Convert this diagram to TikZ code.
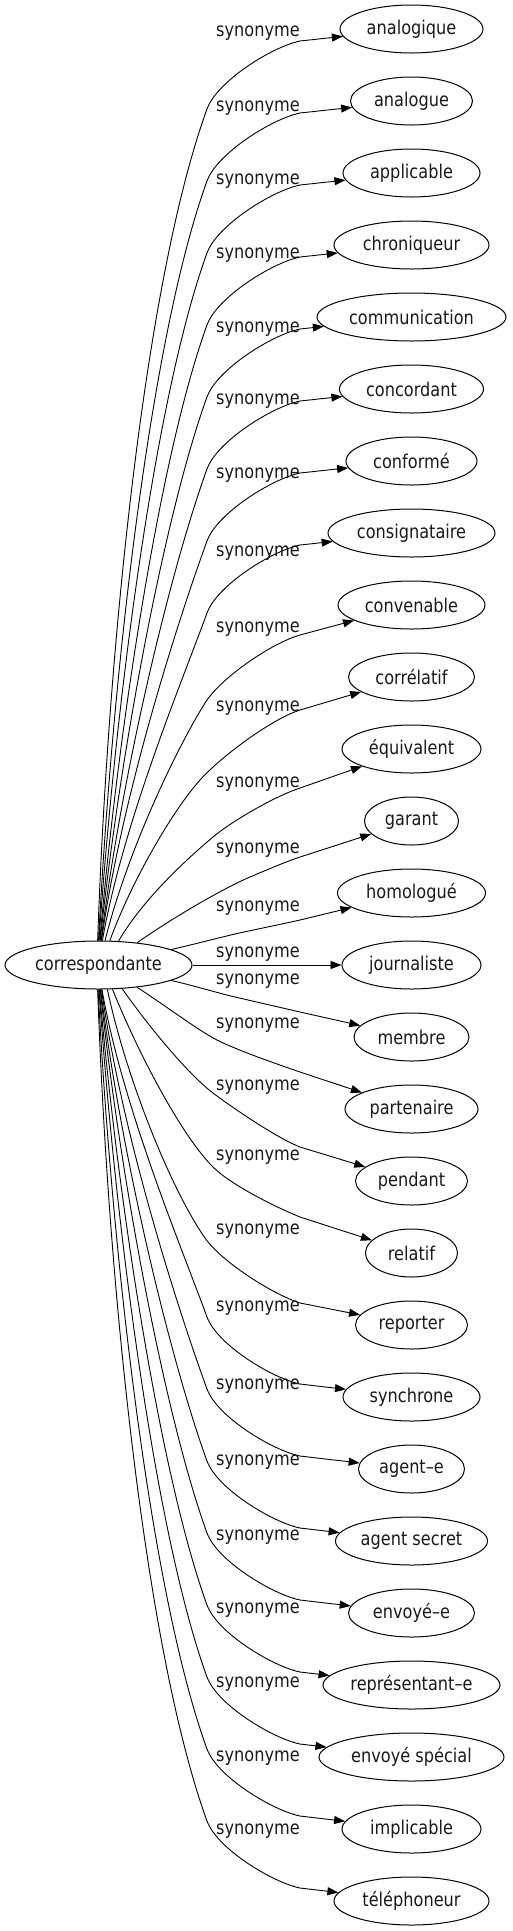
\documentclass[tikz,border=0pt]{standalone}
\usepackage{fontspec}
\setmainfont[FakeStretch=0.85]{DejaVu Sans}
\usetikzlibrary{arrows.meta,shapes.geometric}
\tikzset{
  tnode/.style={draw, ellipse, line width=1pt, inner sep=0pt, minimum height=48pt,
    font=\fontsize{19}{22}\selectfont, text=black!90},
  lbl/.style={inner sep=0pt, font=\fontsize{19}{22}\selectfont, text=black!90},
  edge/.style={line width=0.9pt, -{Triangle[length=11pt,width=8pt]}}
}
\newcommand\syn[9]{%
  \pgfmathsetmacro\inA{#7+180}\pgfmathsetmacro\inB{#9+180}%
  \draw[edge] (c.#3) to[out=#4,in=\inA,out looseness=0.9,in looseness=0.55] (#5,-#6)
    to[out=#7,in=\inB,looseness=0.65] (300,-#8) -- (#1)
    node[lbl] at (258,-#2) {synonyme};}
\begin{document}
\begin{tikzpicture}[x=1pt,y=1pt]
\useasboundingbox (0,0) rectangle (512,-1931);
\node[tnode, minimum width=187pt] (c) at (98.5,-965) {correspondante};
\node[tnode, minimum width=143pt] (t0) at (411.5,-29) {analogique};
\node[tnode, minimum width=122pt] (t1) at (411.5,-101) {analogue};
\node[tnode, minimum width=137pt] (t2) at (411.5,-173) {applicable};
\node[tnode, minimum width=155pt] (t3) at (411.5,-245) {chroniqueur};
\node[tnode, minimum width=189pt] (t4) at (411.5,-317) {communication};
\node[tnode, minimum width=144pt] (t5) at (411.5,-389) {concordant};
\node[tnode, minimum width=131pt] (t6) at (411.5,-461) {conformé};
\node[tnode, minimum width=167pt] (t7) at (411.5,-533) {consignataire};
\node[tnode, minimum width=147pt] (t8) at (411.5,-605) {convenable};
\node[tnode, minimum width=126pt] (t9) at (411.5,-677) {corrélatif};
\node[tnode, minimum width=139pt] (t10) at (411.5,-749) {équivalent};
\node[tnode, minimum width=94pt] (t11) at (411.5,-821) {garant};
\node[tnode, minimum width=148pt] (t12) at (411.5,-893) {homologué};
\node[tnode, minimum width=139pt] (t13) at (411.5,-965) {journaliste};
\node[tnode, minimum width=115pt] (t14) at (411.5,-1037) {membre};
\node[tnode, minimum width=133pt] (t15) at (411.5,-1109) {partenaire};
\node[tnode, minimum width=112pt] (t16) at (411.5,-1181) {pendant};
\node[tnode, minimum width=92pt] (t17) at (411.5,-1253) {relatif};
\node[tnode, minimum width=112pt] (t18) at (411.5,-1325) {reporter};
\node[tnode, minimum width=137pt] (t19) at (411.5,-1397) {synchrone};
\node[tnode, minimum width=106pt] (t20) at (411.5,-1469) {agent–e};
\node[tnode, minimum width=152pt] (t21) at (411.5,-1541) {agent secret};
\node[tnode, minimum width=126pt] (t22) at (411.5,-1613) {envoyé–e};
\node[tnode, minimum width=177pt] (t23) at (411.5,-1685) {représentant–e};
\node[tnode, minimum width=185pt] (t24) at (411.5,-1757) {envoyé spécial};
\node[tnode, minimum width=139pt] (t25) at (411.5,-1829) {implicable};
\node[tnode, minimum width=155pt] (t26) at (411.5,-1901) {téléphoneur};
% target, label y, start angle, out angle, Bx, By, B angle, My, M angle
\syn{t0}{33}{92}{88}{207}{109}{70}{41}{12}
\syn{t1}{108}{90.5}{87}{207}{181}{70}{113}{12}
\syn{t2}{181}{89}{86}{207}{253}{70}{185}{12}
\syn{t3}{255}{87.5}{85}{207}{325}{70}{257}{12}
\syn{t4}{329}{86}{84}{207}{397}{70}{329}{12}
\syn{t5}{401}{84.5}{83}{207}{469}{70}{401}{12}
\syn{t6}{475}{83}{82}{207}{541}{70}{473}{12}
\syn{t7}{553}{81.5}{80}{207}{613}{70}{545}{12}
\syn{t8}{629}{75}{76}{205}{703}{58}{635}{16}
\syn{t9}{708}{65}{70}{200}{780}{48}{710}{18}
\syn{t10}{784}{50}{60}{213}{837}{40}{788}{18}
\syn{t11}{850}{30}{35}{250}{877}{23}{857}{18}
\syn{t12}{908}{12}{13}{235}{934}{13}{920}{13}
\syn{t13}{954}{0}{0}{250}{965}{0}{965}{0}
\syn{t14}{981}{348}{-13}{235}{997}{-13}{1012}{-13}
\syn{t15}{1025}{330}{-33}{217}{1040}{-27}{1072}{-19}
\syn{t16}{1087}{315}{-55}{213}{1093}{-37}{1147}{-22}
\syn{t17}{1157}{300}{-68}{213}{1167}{-45}{1217}{-22}
\syn{t18}{1231}{290}{-78}{205}{1238}{-55}{1303}{-18}
\syn{t19}{1308}{278.5}{-80}{207}{1317}{-70}{1384}{-12}
\syn{t20}{1386}{277}{-82}{207}{1389}{-70}{1456}{-12}
\syn{t21}{1462}{275.5}{-83}{207}{1461}{-70}{1528}{-12}
\syn{t22}{1537}{274}{-84}{207}{1533}{-70}{1600}{-12}
\syn{t23}{1610}{272.5}{-85}{207}{1605}{-70}{1672}{-12}
\syn{t24}{1684}{271}{-86}{207}{1677}{-70}{1744}{-12}
\syn{t25}{1758}{269.5}{-87}{207}{1749}{-70}{1816}{-12}
\syn{t26}{1831}{268}{-88}{207}{1821}{-70}{1888}{-12}
\end{tikzpicture}
\end{document}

:::

• [What the exercise asks]
Set down the material above as is, without any pictures.

• [Answer for this exercise]
Convert this diagram to TikZ code.
\documentclass[tikz,border=0pt]{standalone}
\usepackage{fontspec}
\setmainfont[FakeStretch=0.85]{DejaVu Sans}
\usetikzlibrary{arrows.meta,shapes.geometric}
\tikzset{
  tnode/.style={draw, ellipse, line width=1pt, inner sep=0pt, minimum height=48pt,
    font=\fontsize{19}{22}\selectfont, text=black!90},
  lbl/.style={inner sep=0pt, font=\fontsize{19}{22}\selectfont, text=black!90},
  edge/.style={line width=0.9pt, -{Triangle[length=11pt,width=8pt]}}
}
\newcommand\syn[9]{%
  \pgfmathsetmacro\inA{#7+180}\pgfmathsetmacro\inB{#9+180}%
  \draw[edge] (c.#3) to[out=#4,in=\inA,out looseness=0.9,in looseness=0.55] (#5,-#6)
    to[out=#7,in=\inB,looseness=0.65] (300,-#8) -- (#1)
    node[lbl] at (258,-#2) {synonyme};}
\begin{document}
\begin{tikzpicture}[x=1pt,y=1pt]
\useasboundingbox (0,0) rectangle (512,-1931);
\node[tnode, minimum width=187pt] (c) at (98.5,-965) {correspondante};
\node[tnode, minimum width=143pt] (t0) at (411.5,-29) {analogique};
\node[tnode, minimum width=122pt] (t1) at (411.5,-101) {analogue};
\node[tnode, minimum width=137pt] (t2) at (411.5,-173) {applicable};
\node[tnode, minimum width=155pt] (t3) at (411.5,-245) {chroniqueur};
\node[tnode, minimum width=189pt] (t4) at (411.5,-317) {communication};
\node[tnode, minimum width=144pt] (t5) at (411.5,-389) {concordant};
\node[tnode, minimum width=131pt] (t6) at (411.5,-461) {conformé};
\node[tnode, minimum width=167pt] (t7) at (411.5,-533) {consignataire};
\node[tnode, minimum width=147pt] (t8) at (411.5,-605) {convenable};
\node[tnode, minimum width=126pt] (t9) at (411.5,-677) {corrélatif};
\node[tnode, minimum width=139pt] (t10) at (411.5,-749) {équivalent};
\node[tnode, minimum width=94pt] (t11) at (411.5,-821) {garant};
\node[tnode, minimum width=148pt] (t12) at (411.5,-893) {homologué};
\node[tnode, minimum width=139pt] (t13) at (411.5,-965) {journaliste};
\node[tnode, minimum width=115pt] (t14) at (411.5,-1037) {membre};
\node[tnode, minimum width=133pt] (t15) at (411.5,-1109) {partenaire};
\node[tnode, minimum width=112pt] (t16) at (411.5,-1181) {pendant};
\node[tnode, minimum width=92pt] (t17) at (411.5,-1253) {relatif};
\node[tnode, minimum width=112pt] (t18) at (411.5,-1325) {reporter};
\node[tnode, minimum width=137pt] (t19) at (411.5,-1397) {synchrone};
\node[tnode, minimum width=106pt] (t20) at (411.5,-1469) {agent–e};
\node[tnode, minimum width=152pt] (t21) at (411.5,-1541) {agent secret};
\node[tnode, minimum width=126pt] (t22) at (411.5,-1613) {envoyé–e};
\node[tnode, minimum width=177pt] (t23) at (411.5,-1685) {représentant–e};
\node[tnode, minimum width=185pt] (t24) at (411.5,-1757) {envoyé spécial};
\node[tnode, minimum width=139pt] (t25) at (411.5,-1829) {implicable};
\node[tnode, minimum width=155pt] (t26) at (411.5,-1901) {téléphoneur};
% target, label y, start angle, out angle, Bx, By, B angle, My, M angle
\syn{t0}{33}{92}{88}{207}{109}{70}{41}{12}
\syn{t1}{108}{90.5}{87}{207}{181}{70}{113}{12}
\syn{t2}{181}{89}{86}{207}{253}{70}{185}{12}
\syn{t3}{255}{87.5}{85}{207}{325}{70}{257}{12}
\syn{t4}{329}{86}{84}{207}{397}{70}{329}{12}
\syn{t5}{401}{84.5}{83}{207}{469}{70}{401}{12}
\syn{t6}{475}{83}{82}{207}{541}{70}{473}{12}
\syn{t7}{553}{81.5}{80}{207}{613}{70}{545}{12}
\syn{t8}{629}{75}{76}{205}{703}{58}{635}{16}
\syn{t9}{708}{65}{70}{200}{780}{48}{710}{18}
\syn{t10}{784}{50}{60}{213}{837}{40}{788}{18}
\syn{t11}{850}{30}{35}{250}{877}{23}{857}{18}
\syn{t12}{908}{12}{13}{235}{934}{13}{920}{13}
\syn{t13}{954}{0}{0}{250}{965}{0}{965}{0}
\syn{t14}{981}{348}{-13}{235}{997}{-13}{1012}{-13}
\syn{t15}{1025}{330}{-33}{217}{1040}{-27}{1072}{-19}
\syn{t16}{1087}{315}{-55}{213}{1093}{-37}{1147}{-22}
\syn{t17}{1157}{300}{-68}{213}{1167}{-45}{1217}{-22}
\syn{t18}{1231}{290}{-78}{205}{1238}{-55}{1303}{-18}
\syn{t19}{1308}{278.5}{-80}{207}{1317}{-70}{1384}{-12}
\syn{t20}{1386}{277}{-82}{207}{1389}{-70}{1456}{-12}
\syn{t21}{1462}{275.5}{-83}{207}{1461}{-70}{1528}{-12}
\syn{t22}{1537}{274}{-84}{207}{1533}{-70}{1600}{-12}
\syn{t23}{1610}{272.5}{-85}{207}{1605}{-70}{1672}{-12}
\syn{t24}{1684}{271}{-86}{207}{1677}{-70}{1744}{-12}
\syn{t25}{1758}{269.5}{-87}{207}{1749}{-70}{1816}{-12}
\syn{t26}{1831}{268}{-88}{207}{1821}{-70}{1888}{-12}
\end{tikzpicture}
\end{document}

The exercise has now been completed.